■ Task statement
Everything from the first line of the data below through the line that contains "const INK = '#111';" should be written out exactly, please, and nothing more; the pictures stay out.
************
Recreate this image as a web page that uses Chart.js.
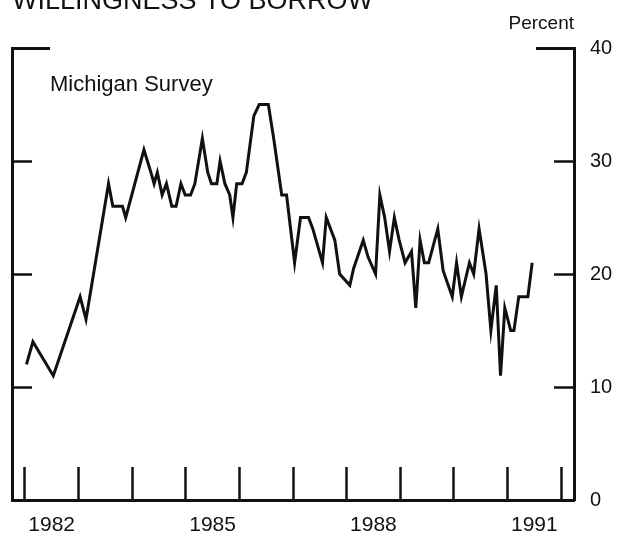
<!DOCTYPE html>
<html><head><meta charset="utf-8">
<script src="https://cdn.jsdelivr.net/npm/chart.js@4/dist/chart.umd.min.js"></script>
<style>
html,body{margin:0;padding:0;background:#fff;overflow:hidden}
#wrap{position:relative;width:629px;height:548px;margin-top:-12px}
</style></head><body>
<div id="wrap"><canvas id="c" width="629" height="548"></canvas></div>
<script>
// ---- data ----
const dates = [1982.03,1982.15,1982.53,1983.03,1983.14,1983.56,1983.64,1983.82,1983.88,1984.22,
  1984.35,1984.41,1984.47,1984.56,1984.64,1984.74,1984.82,1984.91,1984.99,1985.09,
  1985.17,1985.31,1985.41,1985.48,1985.58,1985.64,1985.73,1985.82,1985.88,1985.95,
  1986.05,1986.13,1986.27,1986.37,1986.54,1986.64,1986.79,1986.88,1987.03,1987.14,
  1987.29,1987.37,1987.55,1987.62,1987.78,1987.87,1988.06,1988.13,1988.31,1988.40,
  1988.54,1988.62,1988.71,1988.80,1988.89,1988.98,1989.09,1989.21,1989.29,1989.37,
  1989.45,1989.53,1989.70,1989.80,1989.97,1990.05,1990.14,1990.29,1990.37,1990.47,
  1990.60,1990.69,1990.79,1990.87,1990.95,1991.06,1991.12,1991.21,1991.38,1991.46];
const values = [12,14,11,18,16,28,26,26,25,31,
  29,28,29,27,28,26,26,28,27,27,
  28,32,29,28,28,30,28,27,25,28,
  28,29,34,35,35,32,27,27,21,25,
  25,24,21,25,23,20,19,20.5,23,21.5,
  20,27,25,22,25,23,21,22,17,23,
  21,21,24,20.3,18,21,18,21,20,24,
  20,15,19,11,17,15,15,18,18,21];
const yearTicks = [1982,1983,1984,1985,1986,1987,1988,1989,1990,1991,1992];
const labelYears = [1982,1985,1988,1991];
const yTickValues = [0,10,20,30,40];
const yInnerTicks = [10,20,30];
const yTopTick = [40];
const xMin = 1981.76, xMax = 1992.24;

const FONT = '"Liberation Sans", Arial, Helvetica, sans-serif';
const INK = '#111';

const textPlugin = {
  id: 'panelText',
  afterDraw(chart) {
    const {ctx, chartArea} = chart;
    ctx.save();
    ctx.fillStyle = INK;
    ctx.font = '22px ' + FONT;
    ctx.textBaseline = 'alphabetic';
    ctx.textAlign = 'left';
    ctx.fillText('Michigan Survey', chartArea.left + 38, chartArea.top + 43);
    ctx.restore();
  }
};

function setTicks(list) { return (scale) => { scale.ticks = list.map(v => ({value: v})); }; }
function fixSize(w, h) {
  return (s) => {
    if (w !== null) s.width = w;
    if (h !== null) s.height = h;
    s.paddingLeft = 0; s.paddingRight = 0; s.paddingTop = 0; s.paddingBottom = 0;
  };
}

new Chart(document.getElementById('c'), {
  type: 'line',
  data: {
    datasets: [{
      data: dates.map((d, i) => ({x: d, y: values[i]})),
      borderColor: INK, borderWidth: 3, pointRadius: 0, tension: 0,
      borderJoinStyle: 'miter', xAxisID: 'x', yAxisID: 'y'
    }]
  },
  options: {
    responsive: false, animation: false, devicePixelRatio: 1,
    layout: {padding: {left: 12, right: 0, top: 0, bottom: 0}},
    plugins: {
      legend: {display: false}, tooltip: {enabled: false},
      title: {display: true, text: 'WILLINGNESS TO BORROW', align: 'start', color: INK,
        font: {family: FONT, size: 27, weight: 'normal', lineHeight: 1.0}, padding: {top: 0, bottom: 0}},
      subtitle: {display: true, text: 'Percent', align: 'end', color: INK, fullSize: false,
        font: {family: FONT, size: 19, weight: 'normal', lineHeight: 0.9}, padding: {top: 0, bottom: 16}}
    },
    scales: {
      x: {
        type: 'linear', position: 'bottom', min: xMin, max: xMax, weight: 0,
        afterBuildTicks: setTicks(yearTicks.concat(labelYears.map(y => y + 0.5))),
        afterFit: fixSize(null, 36),
        grid: {drawOnChartArea: false, drawTicks: true, tickLength: -33, tickWidth: 2.5,
          tickColor: (c) => Number.isInteger(c.tick && c.tick.value) ? INK : 'rgba(0,0,0,0)'},
        border: {display: true, color: INK, width: 3},
        ticks: {autoSkip: false, maxRotation: 0, color: INK, padding: 46,
          font: {family: FONT, size: 21},
          callback: (v) => labelYears.includes(v - 0.5) ? String(v - 0.5) : ''}
      },
      y: {
        type: 'linear', position: 'right', min: 0, max: 40, weight: 1,
        afterBuildTicks: setTicks(yTickValues),
        afterFit: fixSize(55, null),
        grid: {drawOnChartArea: false, drawTicks: true, tickLength: -20, tickWidth: 2.5,
          tickColor: (c) => yInnerTicks.includes(c.tick && c.tick.value) ? INK : 'rgba(0,0,0,0)'},
        border: {display: true, color: INK, width: 3},
        ticks: {color: INK, padding: 36, font: {family: FONT, size: 20}, callback: (v) => String(v)}
      },
      yTopR: {
        type: 'linear', position: 'right', min: 0, max: 40, weight: 0,
        afterBuildTicks: setTicks(yTopTick),
        afterFit: fixSize(0, null),
        grid: {drawOnChartArea: false, drawTicks: true, tickLength: -38, tickWidth: 3, tickColor: INK},
        border: {display: false},
        ticks: {display: false}
      },
      yL: {
        type: 'linear', position: 'left', min: 0, max: 40, weight: 0,
        afterBuildTicks: setTicks(yInnerTicks),
        afterFit: fixSize(0, null),
        grid: {drawOnChartArea: false, drawTicks: true, tickLength: -20, tickWidth: 2.5, tickColor: INK},
        border: {display: true, color: INK, width: 3},
        ticks: {display: false}
      },
      yTopL: {
        type: 'linear', position: 'left', min: 0, max: 40, weight: 1,
        afterBuildTicks: setTicks(yTopTick),
        afterFit: fixSize(0, null),
        grid: {drawOnChartArea: false, drawTicks: true, tickLength: -38, tickWidth: 3, tickColor: INK},
        border: {display: false},
        ticks: {display: false}
      }
    }
  },
  plugins: [textPlugin]
});
</script>
</body></html>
************
■ Result of this exercise
Recreate this image as a web page that uses Chart.js.
<!DOCTYPE html>
<html><head><meta charset="utf-8">
<script src="https://cdn.jsdelivr.net/npm/chart.js@4/dist/chart.umd.min.js"></script>
<style>
html,body{margin:0;padding:0;background:#fff;overflow:hidden}
#wrap{position:relative;width:629px;height:548px;margin-top:-12px}
</style></head><body>
<div id="wrap"><canvas id="c" width="629" height="548"></canvas></div>
<script>
// ---- data ----
const dates = [1982.03,1982.15,1982.53,1983.03,1983.14,1983.56,1983.64,1983.82,1983.88,1984.22,
  1984.35,1984.41,1984.47,1984.56,1984.64,1984.74,1984.82,1984.91,1984.99,1985.09,
  1985.17,1985.31,1985.41,1985.48,1985.58,1985.64,1985.73,1985.82,1985.88,1985.95,
  1986.05,1986.13,1986.27,1986.37,1986.54,1986.64,1986.79,1986.88,1987.03,1987.14,
  1987.29,1987.37,1987.55,1987.62,1987.78,1987.87,1988.06,1988.13,1988.31,1988.40,
  1988.54,1988.62,1988.71,1988.80,1988.89,1988.98,1989.09,1989.21,1989.29,1989.37,
  1989.45,1989.53,1989.70,1989.80,1989.97,1990.05,1990.14,1990.29,1990.37,1990.47,
  1990.60,1990.69,1990.79,1990.87,1990.95,1991.06,1991.12,1991.21,1991.38,1991.46];
const values = [12,14,11,18,16,28,26,26,25,31,
  29,28,29,27,28,26,26,28,27,27,
  28,32,29,28,28,30,28,27,25,28,
  28,29,34,35,35,32,27,27,21,25,
  25,24,21,25,23,20,19,20.5,23,21.5,
  20,27,25,22,25,23,21,22,17,23,
  21,21,24,20.3,18,21,18,21,20,24,
  20,15,19,11,17,15,15,18,18,21];
const yearTicks = [1982,1983,1984,1985,1986,1987,1988,1989,1990,1991,1992];
const labelYears = [1982,1985,1988,1991];
const yTickValues = [0,10,20,30,40];
const yInnerTicks = [10,20,30];
const yTopTick = [40];
const xMin = 1981.76, xMax = 1992.24;

const FONT = '"Liberation Sans", Arial, Helvetica, sans-serif';
const INK = '#111';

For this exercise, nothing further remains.